Based on the above, according to some embodiments, the groove edge of the housing is connected to the frame portion of the sensing module. The groove accommodates the base, the movable member, the bearing assembly, and the memory metal element. The memory metal element is connected to the turning portion of the base and the conductive sheet of the movable member. The conductive sheet of the movable member is connected to the movable portion. The movable portion, the connecting portion, and the frame portion are connected to form a circuit to actuate the memory metal element. When the memory metal element is driven, the movable member moves on the plane formed by the first axis X and the second axis Y relative to the base. The upper magnetic element and the lower magnetic element cause, through a magnetic attraction force, the base and the movable member to keep the bearing assembly fixed between the base and the movable member. The bearing assembly reduces the friction caused by the displacement of the movable member relative to the base.
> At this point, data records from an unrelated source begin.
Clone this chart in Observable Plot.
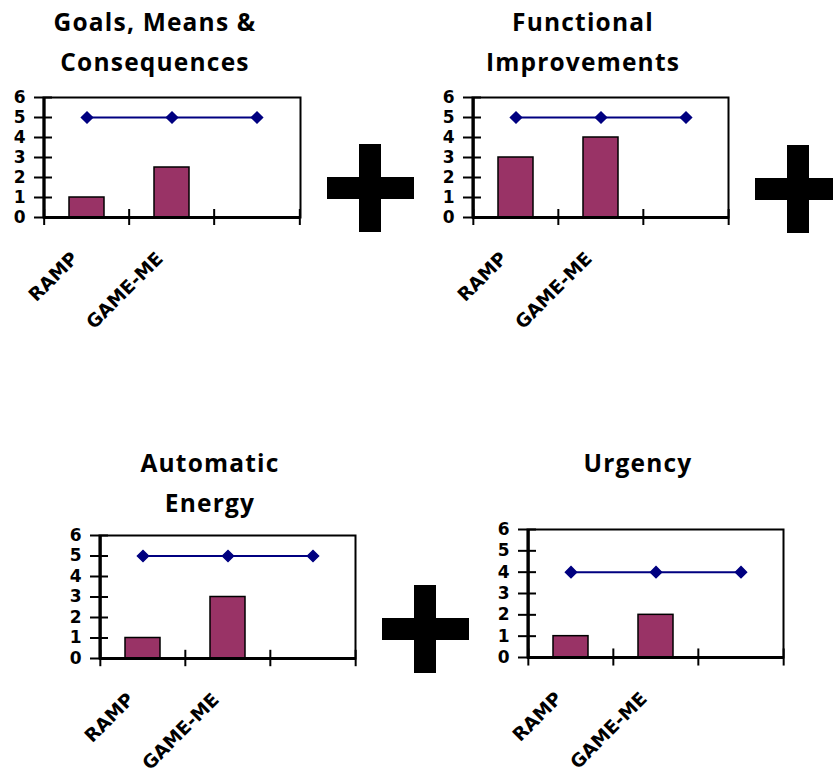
<!DOCTYPE html>
<html><head><meta charset="utf-8">
<script src="https://cdn.jsdelivr.net/npm/d3@7"></script>
<script src="https://cdn.jsdelivr.net/npm/@observablehq/plot@0.6"></script>
<style>
body{margin:0;background:#fff}
#root{position:relative;width:833px;height:772px;overflow:hidden;background:#fff}
.title{position:absolute;font-family:"Open Sans";font-weight:700;font-size:24.5px;letter-spacing:1.2px;line-height:40px;text-align:center;color:#000;white-space:nowrap}
.pbar{position:absolute;background:#000}
.panel{position:absolute}
.panel svg text{font-family:"DejaVu Sans" !important;font-size:17px !important;font-weight:bold !important;fill:#000}
.panel svg g[aria-label="text"] text{font-size:18.5px !important}
</style></head><body><div id="root"></div>
<script>
// ---- data ----
const categories = ["RAMP", "GAME-ME", ""];
const panelTitles = [["Goals, Means &", "Consequences"], ["Functional", "Improvements"], ["Automatic", "Energy"], ["Urgency"]];
const rampValues = [1, 3, 1, 1];
const gameMeValues = [2.5, 4, 3, 2];
const targetSeries = [[5, 5, 5], [5, 5, 5], [5, 5, 5], [4, 4, 4]];
const yTicks = [0, 1, 2, 3, 4, 5, 6];

// ---- layout (pixels) ----
const frames = [
  {L: 43, R: 300, T: 97, B: 217, cx: 155, ty: 2},
  {L: 472, R: 728, T: 97, B: 217, cx: 583, ty: 2},
  {L: 99, R: 355, T: 535, B: 658, cx: 210, ty: 442.5},
  {L: 527, R: 783, T: 529, B: 657, cx: 638, ty: 442.5}
];
const pluses = [{x: 327, y: 144}, {x: 755, y: 145}, {x: 382, y: 585}];

const root = document.getElementById("root");
const mL = 50, mR = 12, mT = 10, mB = 110;

frames.forEach((f, i) => {
  const w = f.R - f.L, h = f.B - f.T, bw = w / 3;
  const bars = [{c: categories[0], v: rampValues[i]}, {c: categories[1], v: gameMeValues[i]}];
  const line = categories.map((c, j) => ({c, v: targetSeries[i][j]}));
  const plot = Plot.plot({
    width: w + mL + mR, height: h + mT + mB,
    marginLeft: mL, marginRight: mR, marginTop: mT, marginBottom: mB,
    x: {domain: categories, padding: 0, axis: null},
    y: {domain: [0, 6], label: null},
    style: {fontFamily: "DejaVu Sans", fontSize: "17px", fontWeight: "bold", color: "black", background: "transparent", overflow: "visible"},
    marks: [
      Plot.barY(bars, {x: "c", y: "v", fill: "#993366", stroke: "black", strokeWidth: 1.5, insetLeft: 25, insetRight: 25}),
      Plot.frame({stroke: "black", strokeWidth: 2}),
      Plot.ruleY([0], {stroke: "black", strokeWidth: 3}),
      Plot.ruleX(categories.slice(0, 1), {x: d => d, y1: 0, y2: 6, dx: -bw / 2, stroke: "black", strokeWidth: 3}),
      Plot.ruleX(categories, {x: d => d, y1: -0.4, y2: 0.4, dx: -bw / 2, stroke: "black", strokeWidth: 2}),
      Plot.ruleX(categories.slice(-1), {x: d => d, y1: -0.4, y2: 0.4, dx: bw / 2, stroke: "black", strokeWidth: 2}),
      Plot.axisY(yTicks, {tickSize: 18, dx: 9, tickPadding: 9, strokeWidth: 2, label: null}),
      Plot.line(line, {x: "c", y: "v", stroke: "#000080", strokeWidth: 2}),
      Plot.dot(line, {x: "c", y: "v", symbol: "diamond2", r: 5, fill: "#000080", stroke: "#000080"}),
      Plot.text(categories, {x: d => d, y: 0, text: d => d, rotate: -45, textAnchor: "end", dx: -12, dy: 38, fill: "black"})
    ]
  });
  const holder = document.createElement("div");
  holder.className = "panel";
  holder.style.left = (f.L - mL) + "px";
  holder.style.top = (f.T - mT) + "px";
  holder.appendChild(plot);
  root.appendChild(holder);

  const t = document.createElement("div");
  t.className = "title";
  t.style.left = (f.cx - 200) + "px";
  t.style.width = "400px";
  t.style.top = f.ty + "px";
  panelTitles[i].forEach(s => { const d = document.createElement("div"); d.textContent = s; t.appendChild(d); });
  root.appendChild(t);
});

pluses.forEach(p => {
  const hb = document.createElement("div");
  hb.className = "pbar";
  Object.assign(hb.style, {left: p.x + "px", top: (p.y + 33) + "px", width: "87px", height: "22px"});
  const vb = document.createElement("div");
  vb.className = "pbar";
  Object.assign(vb.style, {left: (p.x + 32) + "px", top: p.y + "px", width: "22px", height: "88px"});
  root.appendChild(hb); root.appendChild(vb);
});
</script></body></html>
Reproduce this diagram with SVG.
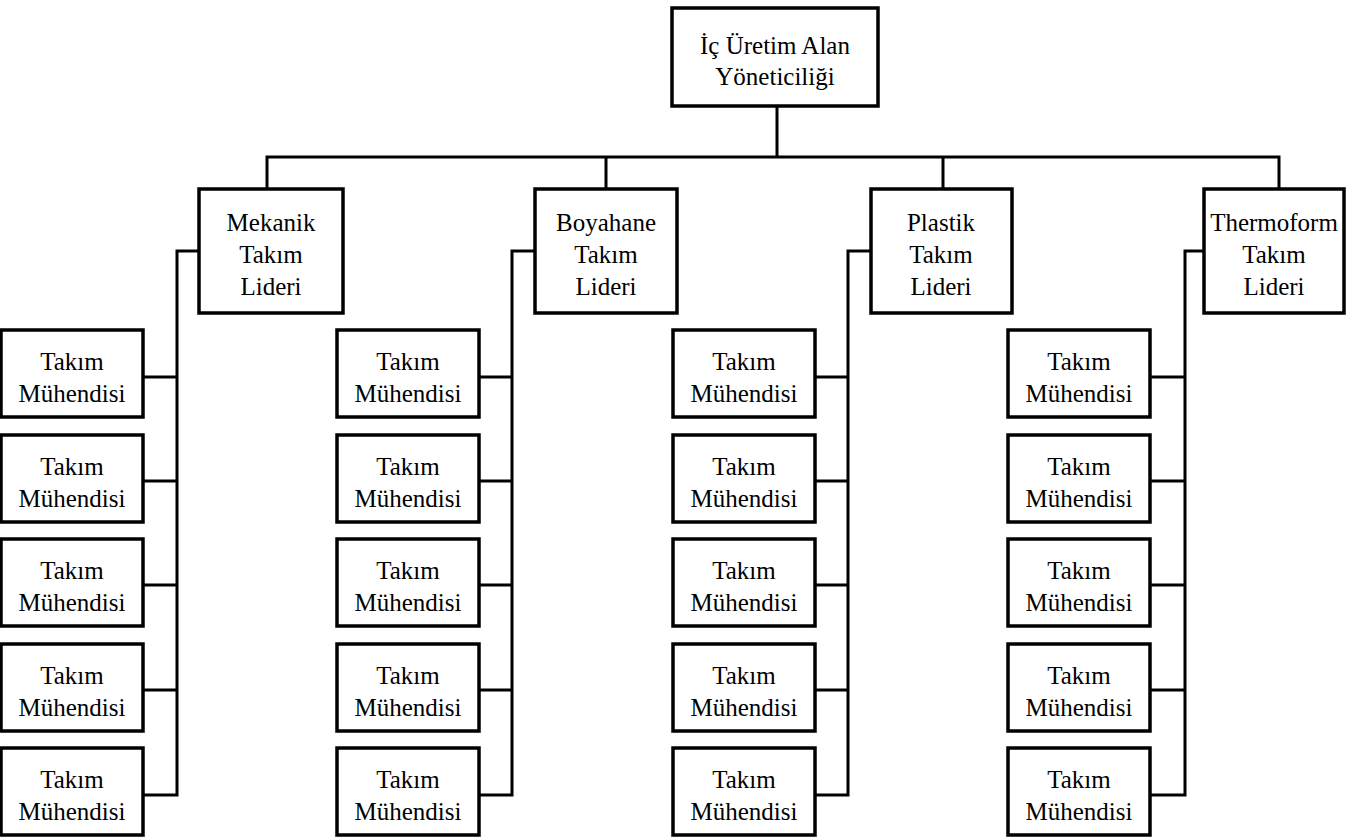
<svg xmlns="http://www.w3.org/2000/svg" width="1349" height="838" viewBox="0 0 1349 838">
  <style>
    .box { fill: #ffffff; stroke: #000000; stroke-width: 3.5; }
    .lbl { font-family: 'Liberation Serif', 'Times New Roman', Times, 'DejaVu Serif', serif; font-size: 25px; fill: #000000; text-anchor: middle; }
    .wire { fill: none; stroke: #000000; stroke-width: 3; stroke-linejoin: miter; stroke-linecap: square; }
  </style>
  <defs>
    <g id="eng">
      <rect class="box" x="0" y="0" width="142" height="87"/>
      <text class="lbl" font-family="Liberation Serif, serif" x="71" y="40">Takım</text>
      <text class="lbl" font-family="Liberation Serif, serif" x="71" y="72">Mühendisi</text>
    </g>
  </defs>
  <rect width="1349" height="838" fill="#ffffff"/>

  <!-- connectors -->
  <g id="connectors">
    <path class="wire" d="M777 106 V157 M267 157 H1279 M267 157 V189 M606 157 V189 M943 157 V189 M1279 157 V189"/>
    <!-- Mekanik branch -->
    <path class="wire" d="M199 251 H177 V795 M143 377 H177 M143 481 H177 M143 585 H177 M143 690 H177 M143 795 H177"/>
    <!-- Boyahane branch -->
    <path class="wire" d="M535 251 H512 V795 M479 377 H512 M479 481 H512 M479 585 H512 M479 690 H512 M479 795 H512"/>
    <!-- Plastik branch -->
    <path class="wire" d="M871 251 H848 V795 M815 377 H848 M815 481 H848 M815 585 H848 M815 690 H848 M815 795 H848"/>
    <!-- Thermoform branch -->
    <path class="wire" d="M1204 251 H1185 V795 M1151 377 H1185 M1151 481 H1185 M1151 585 H1185 M1151 690 H1185 M1151 795 H1185"/>
  </g>

  <!-- top -->
  <g id="ic-uretim">
    <rect class="box" x="672" y="8" width="206" height="98"/>
    <text class="lbl" font-family="Liberation Serif, serif" x="775" y="54">İç Üretim Alan</text>
    <text class="lbl" font-family="Liberation Serif, serif" x="775" y="85">Yöneticiliği</text>
  </g>

  <!-- team leaders -->
  <g id="mekanik" font-family="Liberation Serif, serif">
    <rect class="box" x="199" y="189" width="144" height="124"/>
    <text class="lbl" x="271" y="231">Mekanik</text>
    <text class="lbl" x="271" y="263">Takım</text>
    <text class="lbl" x="271" y="295">Lideri</text>
  </g>
  <g id="boyahane">
    <rect class="box" x="535" y="189" width="142" height="124"/>
    <text class="lbl" x="606" y="231">Boyahane</text>
    <text class="lbl" x="606" y="263">Takım</text>
    <text class="lbl" x="606" y="295">Lideri</text>
  </g>
  <g id="plastik">
    <rect class="box" x="871" y="189" width="141" height="124"/>
    <text class="lbl" x="941" y="231">Plastik</text>
    <text class="lbl" x="941" y="263">Takım</text>
    <text class="lbl" x="941" y="295">Lideri</text>
  </g>
  <g id="thermoform">
    <rect class="box" x="1204" y="189" width="140" height="124"/>
    <text class="lbl" x="1274" y="231">Thermoform</text>
    <text class="lbl" x="1274" y="263">Takım</text>
    <text class="lbl" x="1274" y="295">Lideri</text>
  </g>

  <!-- engineers: Mekanik -->
  <g id="mek-1"><use href="#eng" x="1" y="330"/></g>
  <g id="mek-2"><use href="#eng" x="1" y="435"/></g>
  <g id="mek-3"><use href="#eng" x="1" y="539"/></g>
  <g id="mek-4"><use href="#eng" x="1" y="644"/></g>
  <g id="mek-5"><use href="#eng" x="1" y="748"/></g>

  <!-- engineers: Boyahane -->
  <g id="boy-1"><use href="#eng" x="337" y="330"/></g>
  <g id="boy-2"><use href="#eng" x="337" y="435"/></g>
  <g id="boy-3"><use href="#eng" x="337" y="539"/></g>
  <g id="boy-4"><use href="#eng" x="337" y="644"/></g>
  <g id="boy-5"><use href="#eng" x="337" y="748"/></g>

  <!-- engineers: Plastik -->
  <g id="pla-1"><use href="#eng" x="673" y="330"/></g>
  <g id="pla-2"><use href="#eng" x="673" y="435"/></g>
  <g id="pla-3"><use href="#eng" x="673" y="539"/></g>
  <g id="pla-4"><use href="#eng" x="673" y="644"/></g>
  <g id="pla-5"><use href="#eng" x="673" y="748"/></g>

  <!-- engineers: Thermoform -->
  <g id="the-1"><use href="#eng" x="1008" y="330"/></g>
  <g id="the-2"><use href="#eng" x="1008" y="435"/></g>
  <g id="the-3"><use href="#eng" x="1008" y="539"/></g>
  <g id="the-4"><use href="#eng" x="1008" y="644"/></g>
  <g id="the-5"><use href="#eng" x="1008" y="748"/></g>
</svg>
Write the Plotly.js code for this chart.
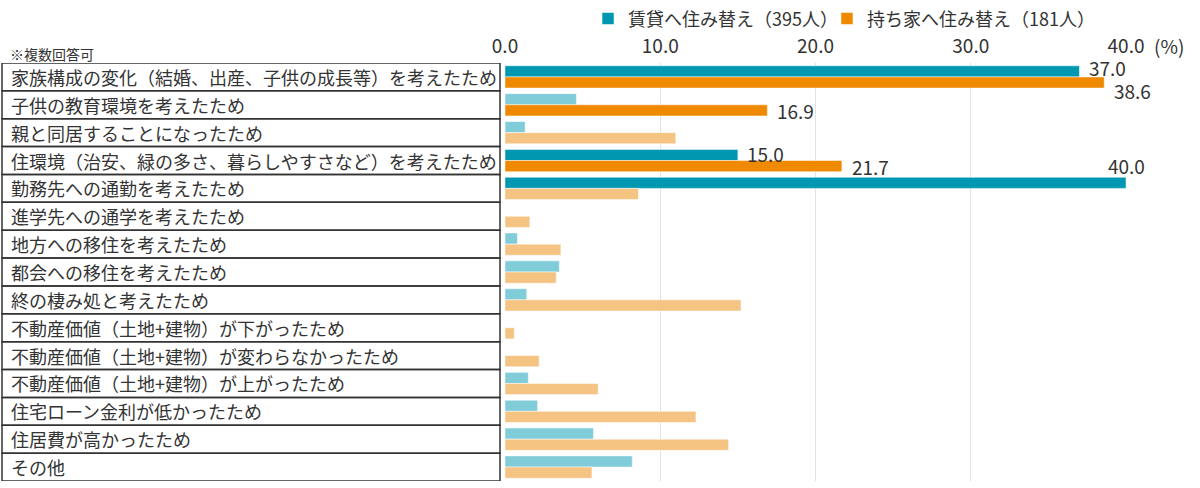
<!DOCTYPE html>
<html>
<head>
<meta charset="utf-8">
<script src="https://cdn.plot.ly/plotly-3.0.1.min.js"></script>
<style>
html,body{margin:0;padding:0;background:#fff;}
#chart{width:1200px;height:488px;}
</style>
</head>
<body>
<div id="chart"></div>
<script>
// ---- data ----
const categories = [
  "家族構成の変化（結婚、出産、子供の成長等）を考えたため",
  "子供の教育環境を考えたため",
  "親と同居することになったため",
  "住環境（治安、緑の多さ、暮らしやすさなど）を考えたため",
  "勤務先への通勤を考えたため",
  "進学先への通学を考えたため",
  "地方への移住を考えたため",
  "都会への移住を考えたため",
  "終の棲み処と考えたため",
  "不動産価値（土地+建物）が下がったため",
  "不動産価値（土地+建物）が変わらなかったため",
  "不動産価値（土地+建物）が上がったため",
  "住宅ローン金利が低かったため",
  "住居費が高かったため",
  "その他"
];
const seriesNames = ["賃貸へ住み替え（395人）", "持ち家へ住み替え（181人）"];
const rentValues = [37.0, 4.6, 1.3, 15.0, 40.0, 0, 0.8, 3.5, 1.4, 0, 0, 1.5, 2.1, 5.7, 8.2];
const ownValues  = [38.6, 16.9, 11.0, 21.7, 8.6, 1.6, 3.6, 3.3, 15.2, 0.6, 2.2, 6.0, 12.3, 14.4, 5.6];
const rentHighlighted = [0, 3, 4];
const ownHighlighted  = [0, 1, 3];
const tickValues = [0, 10, 20, 30, 40];
const tickLabels = ["0.0", "10.0", "20.0", "30.0", "40.0"];
const note = "※複数回答可";
const unitLabel = "(%)";

// ---- style ----
const FONT = '"Noto Sans CJK JP", "Noto Sans", sans-serif';
const TXT = '#333333';
const rentDark = '#0098B1', rentLight = '#80CCD9';
const ownDark = '#EF8A00', ownLight = '#F5C382';
const L = 505, R = 74, T = 63, B = 7;

// label placement style: [series, categoryIndex, xanchor, xshift, yshift]
const labelStyle = [
  ['rent', 0, 'left', 8, 4],
  ['own', 0, 'left', 8, -8],
  ['own', 1, 'left', 8, 0],
  ['rent', 3, 'left', 7, 1],
  ['own', 3, 'left', 8, 0],
  ['rent', 4, 'center', 0, 17]
];

const rentColors = rentValues.map((v, i) => rentHighlighted.includes(i) ? rentDark : rentLight);
const ownColors = ownValues.map((v, i) => ownHighlighted.includes(i) ? ownDark : ownLight);

const traces = [
  {
    type: 'bar', orientation: 'h', name: seriesNames[0], legend: 'legend',
    y: categories, x: rentValues,
    marker: {color: rentColors, line: {color: 'rgba(255,255,255,0.5)', width: 1}},
    hoverinfo: 'x'
  },
  {
    type: 'bar', orientation: 'h', name: seriesNames[1], legend: 'legend2',
    y: categories, x: ownValues,
    marker: {color: ownColors, line: {color: 'rgba(255,255,255,0.5)', width: 1}},
    hoverinfo: 'x'
  }
];

const annotations = [];
// category labels (left-aligned in box)
categories.forEach((c, i) => {
  annotations.push({
    xref: 'paper', yref: 'y', x: 0, y: i, xshift: -(L - 9), xanchor: 'left', yanchor: 'middle',
    text: c, showarrow: false, font: {family: FONT, size: 18, color: TXT}
  });
});
// value labels
labelStyle.forEach(([s, idx, xa, xs, ys]) => {
  const v = s === 'rent' ? rentValues[idx] : ownValues[idx];
  const yy = s === 'rent' ? idx - 0.2 : idx + 0.2;
  annotations.push({
    xref: 'x', yref: 'y', x: v, y: yy, xanchor: xa, yanchor: 'middle', xshift: xs, yshift: ys,
    text: v.toFixed(1), showarrow: false, font: {family: FONT, size: 19, color: TXT}
  });
});
// note
annotations.push({
  xref: 'paper', yref: 'paper', x: 0, y: 1, xshift: -(L - 8), yshift: 9, xanchor: 'left', yanchor: 'middle',
  text: note, showarrow: false, font: {family: FONT, size: 14, color: TXT}
});
// unit
annotations.push({
  xref: 'paper', yref: 'paper', x: 1, y: 1, xshift: 26, yshift: 18, xanchor: 'left', yanchor: 'middle',
  text: unitLabel, showarrow: false, font: {family: FONT, size: 19, color: TXT}
});

// label box shapes
const shapes = categories.map((c, i) => ({
  type: 'rect', xref: 'paper', yref: 'y', xsizemode: 'pixel', xanchor: 0,
  x0: -(L - 2), x1: -5, y0: i - 0.5, y1: i + 0.5,
  line: {color: '#333333', width: 1.5}, fillcolor: 'rgba(0,0,0,0)', layer: 'above'
}));

const legendBase = {
  orientation: 'h', y: 1.15, yanchor: 'top', xanchor: 'left',
  font: {family: FONT, size: 18, color: TXT},
  bgcolor: 'rgba(0,0,0,0)', itemclick: false
};

const layout = {
  width: 1200, height: 488,
  margin: {l: L, r: R, t: T, b: B, pad: 0, autoexpand: false},
  paper_bgcolor: '#ffffff', plot_bgcolor: '#ffffff',
  font: {family: FONT, color: TXT},
  barmode: 'group', bargap: 0.2, bargroupgap: 0,
  showlegend: true,
  legend: Object.assign({}, legendBase, {x: 0.1337}),
  legend2: Object.assign({}, legendBase, {x: 0.5185}),
  xaxis: {
    side: 'top', range: [0, 40], tickvals: tickValues, ticktext: tickLabels,
    showgrid: true, gridcolor: '#e2e2e2', gridwidth: 1, zeroline: false,
    showline: false, ticks: '', ticklabelstandoff: 5,
    tickfont: {family: FONT, size: 19, color: TXT},
    automargin: false, fixedrange: true
  },
  yaxis: {
    type: 'category', range: [categories.length - 0.5, -0.5], showticklabels: false, showgrid: false,
    zeroline: false, showline: false, ticks: '', automargin: false, fixedrange: true
  },
  annotations: annotations,
  shapes: shapes
};

Plotly.newPlot('chart', traces, layout, {displayModeBar: false, staticPlot: true});
</script>
</body>
</html>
The movable member drives the movable portion to move relative to the plane of the base. The position of the photosensitive element is adjusted to achieve the effect of vibration compensation. The image sensing device in some embodiments of the present disclosure performs vibration compensation by adjusting the position of the photosensitive element, so that the overall optical structure is simpler than that of the conventional OIS module by adjusting a lens position, to meet the market demand trend of increasingly light and thin lens design.

Although the present disclosure has been disclosed in the foregoing embodiments, the embodiments are not intended to limit the present disclosure. Any person with ordinary knowledge in the technical field may make some changes and refinements without departing from the spirit and scope of the present disclosure. Therefore, the protection scope of the present disclosure is subject to that defined in the attached patent claims.